Democrats are using McCrory's support of Bush in their campaign against him. In the latest WRAL News poll, 50 percent of those surveyed rated the president's performance as "poor," and his approval numbers are even lower nationally.

"I'm not going to run away from anyone who wants to lend support to what I want to do for the future of North Carolina," McCrory said.

On Thursday, the state Democratic Party unveiled a video on YouTube.com that highlighted McCrory's statements in recent years, including some during the four-way GOP primary in which he won the gubernatorial nomination May 6.

If McCrory were elected, he would support what Democrats call the failed policies of the president on children's health care and the environment, the party said.

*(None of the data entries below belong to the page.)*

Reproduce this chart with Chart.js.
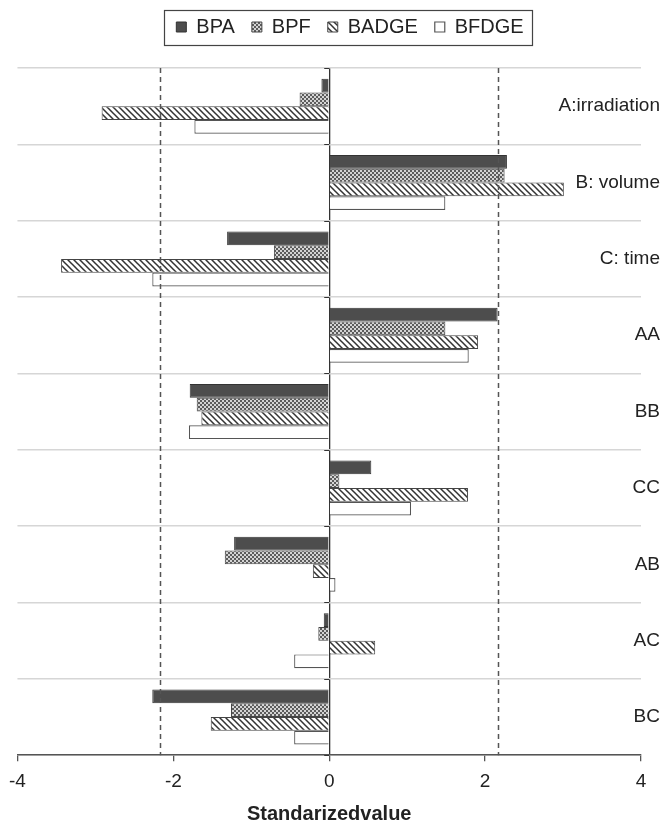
<!DOCTYPE html>
<html>
<head>
<meta charset="utf-8">
<script src="https://cdn.jsdelivr.net/npm/chart.js@4.4.1/dist/chart.umd.min.js"></script>
<style>
  html, body { margin: 0; padding: 0; background: #fff; }
  #wrap { width: 670px; height: 820px; }
</style>
</head>
<body>
<div id="wrap"><canvas id="chart" width="670" height="820"></canvas></div>
<script>
const factors = ['A:irradiation', 'B: volume', 'C: time', 'AA', 'BB', 'CC', 'AB', 'AC', 'BC'];
const bpaValues = [-0.10, 2.28, -1.31, 2.16, -1.79, 0.54, -1.22, -0.07, -2.27];
const bpfValues = [-0.38, 2.25, -0.71, 1.49, -1.70, 0.13, -1.34, -0.14, -1.26];
const badgeValues = [-2.92, 3.01, -3.44, 1.91, -1.64, 1.78, -0.21, 0.59, -1.52];
const bfdgeValues = [-1.73, 1.49, -2.27, 1.79, -1.80, 1.05, 0.08, -0.45, -0.45];
const xRange = [-4, 4];
const xStep = 2;
const criticalValue = 2.17;

const legendShift = 21;
const legendGap = 21;

Chart.defaults.font.family = "'Liberation Sans', Arial, sans-serif";
Chart.defaults.color = '#222';

function makeTile(size, paint) {
  const c = document.createElement('canvas');
  c.width = size;
  c.height = size;
  const g = c.getContext('2d');
  g.fillStyle = '#fff';
  g.fillRect(0, 0, size, size);
  paint(g, size);
  return document.getElementById('chart').getContext('2d').createPattern(c, 'repeat');
}

// fine checker for BPF
const checker = makeTile(4, function (g) {
  g.fillStyle = '#d4d4d4';
  g.fillRect(0, 0, 4, 4);
  g.fillStyle = '#5c5c5c';
  g.fillRect(0, 0, 2, 2);
  g.fillRect(2, 2, 2, 2);
});

// back-slash hatch for BADGE
const hatch = makeTile(6, function (g, s) {
  g.strokeStyle = '#333';
  g.lineWidth = 1.5;
  g.beginPath();
  g.moveTo(-1, -1); g.lineTo(s + 1, s + 1);
  g.moveTo(-1, s - 1); g.lineTo(1, s + 1);
  g.moveTo(s - 1, -1); g.lineTo(s + 1, 1);
  g.stroke();
});

const decorations = {
  id: 'decorations',
  afterInit(chart) {
    const legend = chart.legend;
    const fit = legend.fit;
    legend.fit = function () {
      fit.call(this);
      if (this.options.display) this.height += legendGap;
    };
  },
  afterUpdate(chart) {
    // nudge the legend row to the right, like the original figure
    const legend = chart.legend;
    legend.left += legendShift;
    legend.right += legendShift;
    (legend.legendHitBoxes || []).forEach(function (h) { h.left += legendShift; });
  },
  afterDatasetsDraw(chart) {
    const {ctx, chartArea} = chart;
    const x = chart.scales.x;
    const y = chart.scales.y;
    ctx.save();
    // critical value lines
    ctx.strokeStyle = '#555';
    ctx.lineWidth = 1.5;
    ctx.setLineDash([5, 4]);
    [-criticalValue, criticalValue].forEach(function (v) {
      const px = Math.round(x.getPixelForValue(v)) + 0.5;
      ctx.beginPath();
      ctx.moveTo(px, chartArea.top);
      ctx.lineTo(px, chartArea.bottom);
      ctx.stroke();
    });
    // small ticks on the zero line
    ctx.setLineDash([]);
    ctx.strokeStyle = '#333';
    ctx.lineWidth = 1.2;
    const x0 = x.getPixelForValue(0);
    ctx.beginPath();
    for (let i = 0; i <= factors.length; i++) {
      const py = Math.round(y.getPixelForValue(i - 0.5)) + 0.5;
      ctx.moveTo(x0 - 5, py);
      ctx.lineTo(x0, py);
    }
    ctx.stroke();
    ctx.restore();
  },
  afterDraw(chart) {
    const boxes = chart.legend.legendHitBoxes;
    if (!boxes || !boxes.length) return;
    const ctx = chart.ctx;
    let l = Infinity, r = -Infinity, t = Infinity, b = -Infinity;
    boxes.forEach(function (h) {
      l = Math.min(l, h.left);
      r = Math.max(r, h.left + h.width);
      t = Math.min(t, h.top);
      b = Math.max(b, h.top + h.height);
    });
    ctx.save();
    ctx.strokeStyle = '#444';
    ctx.lineWidth = 1.2;
    ctx.strokeRect(Math.round(l - 12) + 0.5, Math.round(t - 7) + 0.5, Math.round(r - l + 21), Math.round(b - t + 15));
    ctx.restore();
  }
};

new Chart(document.getElementById('chart'), {
  type: 'bar',
  data: {
    labels: factors,
    datasets: [
      { label: 'BPA', data: bpaValues, backgroundColor: '#4d4d4d', borderColor: '#333', borderWidth: 1 },
      { label: 'BPF', data: bpfValues, backgroundColor: checker, borderColor: '#444', borderWidth: 1 },
      { label: 'BADGE', data: badgeValues, backgroundColor: hatch, borderColor: '#444', borderWidth: 1 },
      { label: 'BFDGE', data: bfdgeValues, backgroundColor: '#fff', borderColor: '#555', borderWidth: 1.2 }
    ]
  },
  options: {
    indexAxis: 'y',
    responsive: false,
    animation: false,
    devicePixelRatio: 1,
    categoryPercentage: 0.72,
    barPercentage: 1.0,
    layout: { padding: { left: 17, right: 29, top: 0, bottom: -6 } },
    plugins: {
      legend: {
        position: 'top',
        labels: {
          font: { size: 20 },
          color: '#222',
          boxWidth: 10,
          boxHeight: 10,
          padding: 17
        }
      },
      tooltip: { enabled: false }
    },
    scales: {
      x: {
        min: xRange[0],
        max: xRange[1],
        ticks: { stepSize: xStep, font: { size: 19 }, color: '#222', padding: 9 },
        grid: {
          color: function (c) { return c.tick && c.tick.value === 0 ? '#333' : 'rgba(0,0,0,0)'; },
          tickColor: '#555',
          tickLength: 6,
          lineWidth: 1.3
        },
        border: { color: '#555', width: 1.5 },
        title: {
          display: true,
          text: 'Standarizedvalue',
          font: { size: 20, weight: 'bold' },
          color: '#222',
          padding: { top: 0, bottom: 0 }
        }
      },
      y: {
        position: 'right',
        grid: { color: '#d6d6d6', lineWidth: 1.5, drawTicks: false, offset: true },
        border: { display: false },
        ticks: { mirror: true, padding: 19, font: { size: 19 }, color: '#222' },
        afterFit: function (s) { s.width = 0; }
      }
    }
  },
  plugins: [decorations]
});
</script>
</body>
</html>
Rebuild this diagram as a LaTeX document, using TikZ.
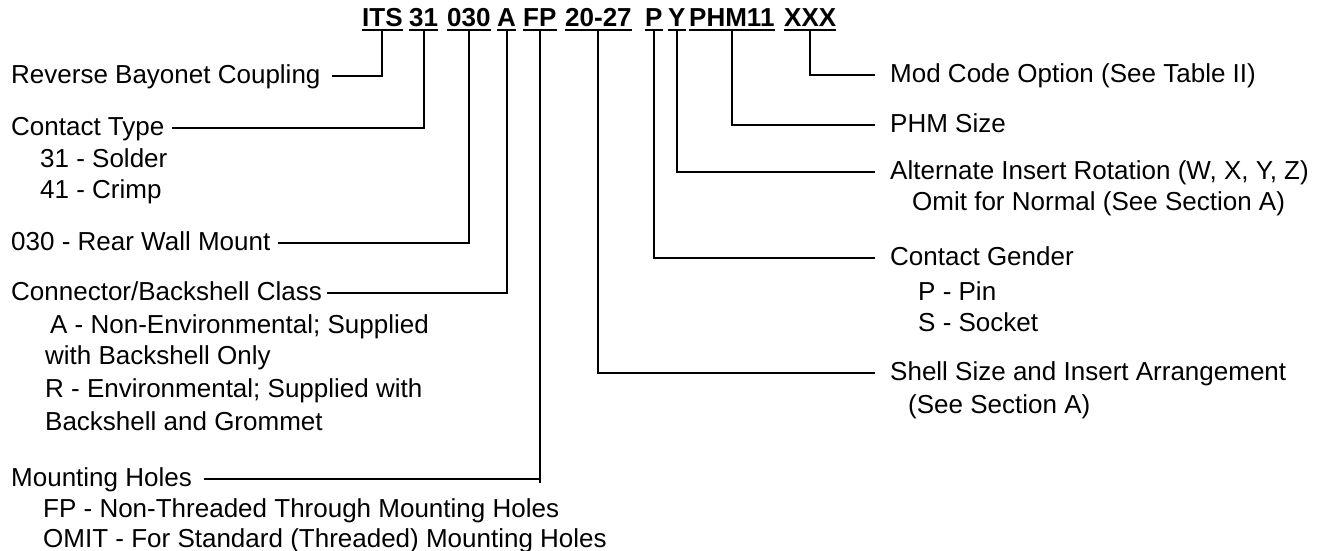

"I think (voters) also understand that there's some real PR consequences to having George Bush in your state campaigning for your Republican nominee for governor," party Chairman Jerry Meek said.

Democratic strategist Gary Pearce knows the dilemma of banking on an unpopular president. When he directed John Edwards' 1998 U.S. Senate campaign, he welcomed an unpopular Bill Clinton to town. Fundraising outweighed the Monica Lewinsky scandal at the time, he said.

"I said at the time we had 600,000 good reasons to do it because that's how much money we raised, and that money enabled us to fight back," Pearce said. "If I'm in the party of an unpopular president, I've got that problem anyway. So, what you've got to weigh against is, he can help raise money to fight back."

 

McCrory and Perdue will face off Saturday for the first time in the campaign at a forum in Atlantic Beach sponsored by the North Carolina Bar Association. The event also will feature U.S. Senate candidates Elizabeth Dole and Kay Hagan.

Before Bush's trip to North Carolina, Perdue wrote him a letter to express her displeasure at his budget proposal, which eliminates funding for career and technical education. The plan would cost North Carolina more than $35 million that had been used to enhance high school math and science programs, she said.

"This is an extremely bad idea," Perdue wrote.